— begin Data segment —
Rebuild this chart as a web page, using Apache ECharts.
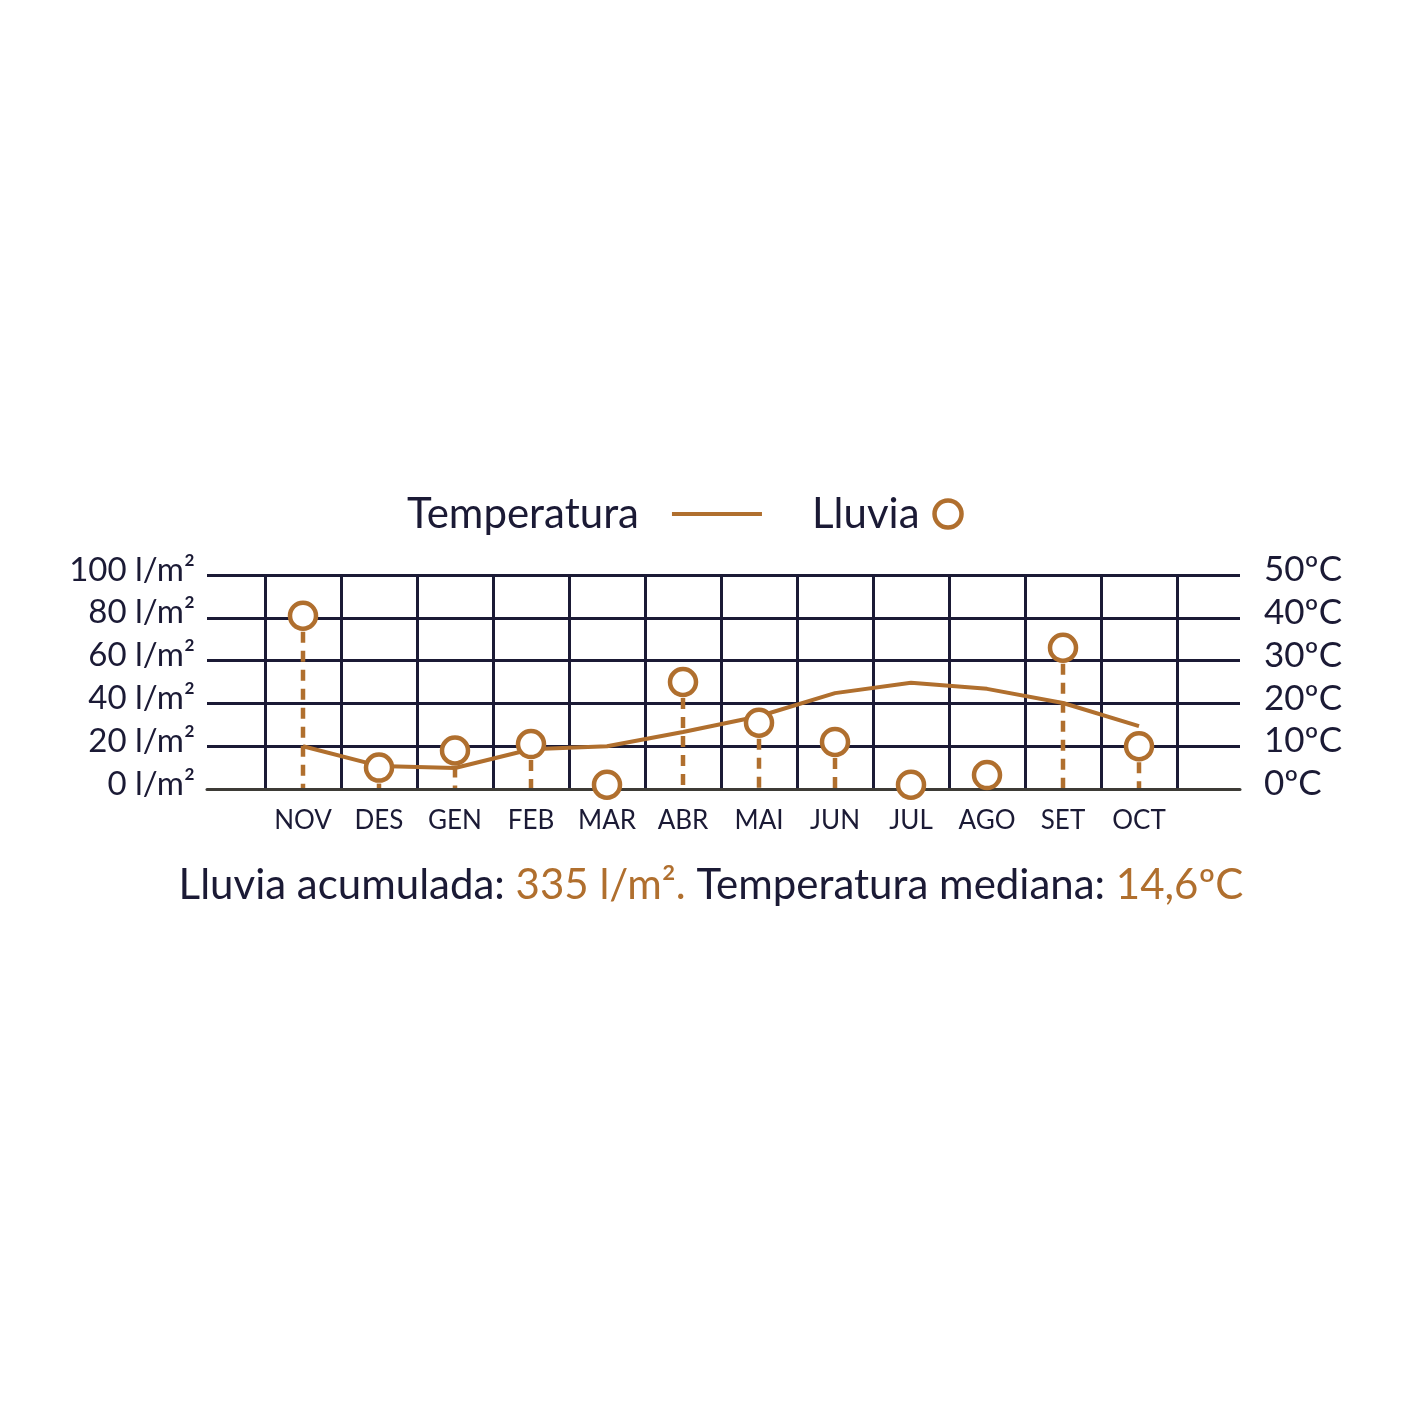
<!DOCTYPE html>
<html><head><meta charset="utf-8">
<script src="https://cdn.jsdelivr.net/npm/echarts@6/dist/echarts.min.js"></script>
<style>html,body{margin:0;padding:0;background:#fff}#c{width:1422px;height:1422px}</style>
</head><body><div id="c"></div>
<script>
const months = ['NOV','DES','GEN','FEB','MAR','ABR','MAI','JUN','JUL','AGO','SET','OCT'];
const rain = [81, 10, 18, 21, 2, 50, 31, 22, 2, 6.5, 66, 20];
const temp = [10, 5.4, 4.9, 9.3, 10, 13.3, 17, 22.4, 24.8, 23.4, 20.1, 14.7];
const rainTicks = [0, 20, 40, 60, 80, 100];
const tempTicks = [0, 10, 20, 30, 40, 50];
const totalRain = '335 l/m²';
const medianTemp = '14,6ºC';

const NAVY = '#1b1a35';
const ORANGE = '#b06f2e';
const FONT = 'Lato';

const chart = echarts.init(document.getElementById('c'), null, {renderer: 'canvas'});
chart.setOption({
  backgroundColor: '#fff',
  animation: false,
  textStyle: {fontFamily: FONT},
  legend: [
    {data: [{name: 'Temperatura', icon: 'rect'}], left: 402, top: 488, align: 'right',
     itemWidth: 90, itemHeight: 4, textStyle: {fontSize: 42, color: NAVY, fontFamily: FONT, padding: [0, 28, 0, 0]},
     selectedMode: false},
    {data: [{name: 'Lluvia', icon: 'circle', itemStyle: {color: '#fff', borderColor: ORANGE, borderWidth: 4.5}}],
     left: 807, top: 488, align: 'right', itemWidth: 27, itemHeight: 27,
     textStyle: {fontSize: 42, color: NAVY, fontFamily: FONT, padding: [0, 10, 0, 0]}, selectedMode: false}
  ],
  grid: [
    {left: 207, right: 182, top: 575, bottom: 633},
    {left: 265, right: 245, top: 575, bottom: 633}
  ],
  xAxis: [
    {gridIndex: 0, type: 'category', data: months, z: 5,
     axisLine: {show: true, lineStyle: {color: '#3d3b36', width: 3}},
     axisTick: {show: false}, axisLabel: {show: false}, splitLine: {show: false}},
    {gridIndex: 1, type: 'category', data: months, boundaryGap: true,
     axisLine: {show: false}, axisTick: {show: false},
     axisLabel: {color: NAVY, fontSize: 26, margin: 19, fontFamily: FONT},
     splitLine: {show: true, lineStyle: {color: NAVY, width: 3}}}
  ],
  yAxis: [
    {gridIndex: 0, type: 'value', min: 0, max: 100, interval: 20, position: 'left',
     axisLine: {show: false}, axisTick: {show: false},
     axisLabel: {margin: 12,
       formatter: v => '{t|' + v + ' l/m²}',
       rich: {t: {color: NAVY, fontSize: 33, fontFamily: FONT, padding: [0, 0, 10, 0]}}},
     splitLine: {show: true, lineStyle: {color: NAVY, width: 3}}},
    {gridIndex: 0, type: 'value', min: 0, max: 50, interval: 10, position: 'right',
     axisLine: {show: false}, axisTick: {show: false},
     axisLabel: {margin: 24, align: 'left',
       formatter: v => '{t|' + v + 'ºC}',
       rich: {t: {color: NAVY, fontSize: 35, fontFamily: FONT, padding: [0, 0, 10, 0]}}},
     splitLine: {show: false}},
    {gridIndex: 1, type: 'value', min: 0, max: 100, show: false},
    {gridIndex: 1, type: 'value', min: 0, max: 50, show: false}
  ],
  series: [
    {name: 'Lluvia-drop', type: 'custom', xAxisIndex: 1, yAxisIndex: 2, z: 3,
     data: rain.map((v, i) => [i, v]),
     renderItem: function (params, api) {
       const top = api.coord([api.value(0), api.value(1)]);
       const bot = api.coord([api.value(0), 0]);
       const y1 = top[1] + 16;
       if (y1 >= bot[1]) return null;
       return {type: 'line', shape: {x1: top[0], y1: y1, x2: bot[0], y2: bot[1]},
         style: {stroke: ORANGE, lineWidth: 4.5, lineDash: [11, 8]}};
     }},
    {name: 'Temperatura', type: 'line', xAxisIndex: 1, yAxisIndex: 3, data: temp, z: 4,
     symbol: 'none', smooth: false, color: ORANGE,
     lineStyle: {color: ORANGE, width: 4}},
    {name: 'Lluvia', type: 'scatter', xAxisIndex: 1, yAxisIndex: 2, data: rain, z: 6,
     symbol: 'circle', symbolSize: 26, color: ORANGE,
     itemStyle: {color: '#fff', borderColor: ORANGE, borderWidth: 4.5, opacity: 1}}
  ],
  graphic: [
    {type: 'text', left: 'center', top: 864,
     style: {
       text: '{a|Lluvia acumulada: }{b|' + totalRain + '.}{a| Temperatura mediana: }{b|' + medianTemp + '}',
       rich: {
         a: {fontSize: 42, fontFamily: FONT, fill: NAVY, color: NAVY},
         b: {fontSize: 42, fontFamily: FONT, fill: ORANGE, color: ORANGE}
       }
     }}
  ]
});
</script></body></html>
— end Data segment —
> Problem: Give again, exactly, the lines from the start of the data through the one holding "const FONT = 'Lato';"; omit the pictures.

> Result:
Rebuild this chart as a web page, using Apache ECharts.
<!DOCTYPE html>
<html><head><meta charset="utf-8">
<script src="https://cdn.jsdelivr.net/npm/echarts@6/dist/echarts.min.js"></script>
<style>html,body{margin:0;padding:0;background:#fff}#c{width:1422px;height:1422px}</style>
</head><body><div id="c"></div>
<script>
const months = ['NOV','DES','GEN','FEB','MAR','ABR','MAI','JUN','JUL','AGO','SET','OCT'];
const rain = [81, 10, 18, 21, 2, 50, 31, 22, 2, 6.5, 66, 20];
const temp = [10, 5.4, 4.9, 9.3, 10, 13.3, 17, 22.4, 24.8, 23.4, 20.1, 14.7];
const rainTicks = [0, 20, 40, 60, 80, 100];
const tempTicks = [0, 10, 20, 30, 40, 50];
const totalRain = '335 l/m²';
const medianTemp = '14,6ºC';

const NAVY = '#1b1a35';
const ORANGE = '#b06f2e';
const FONT = 'Lato';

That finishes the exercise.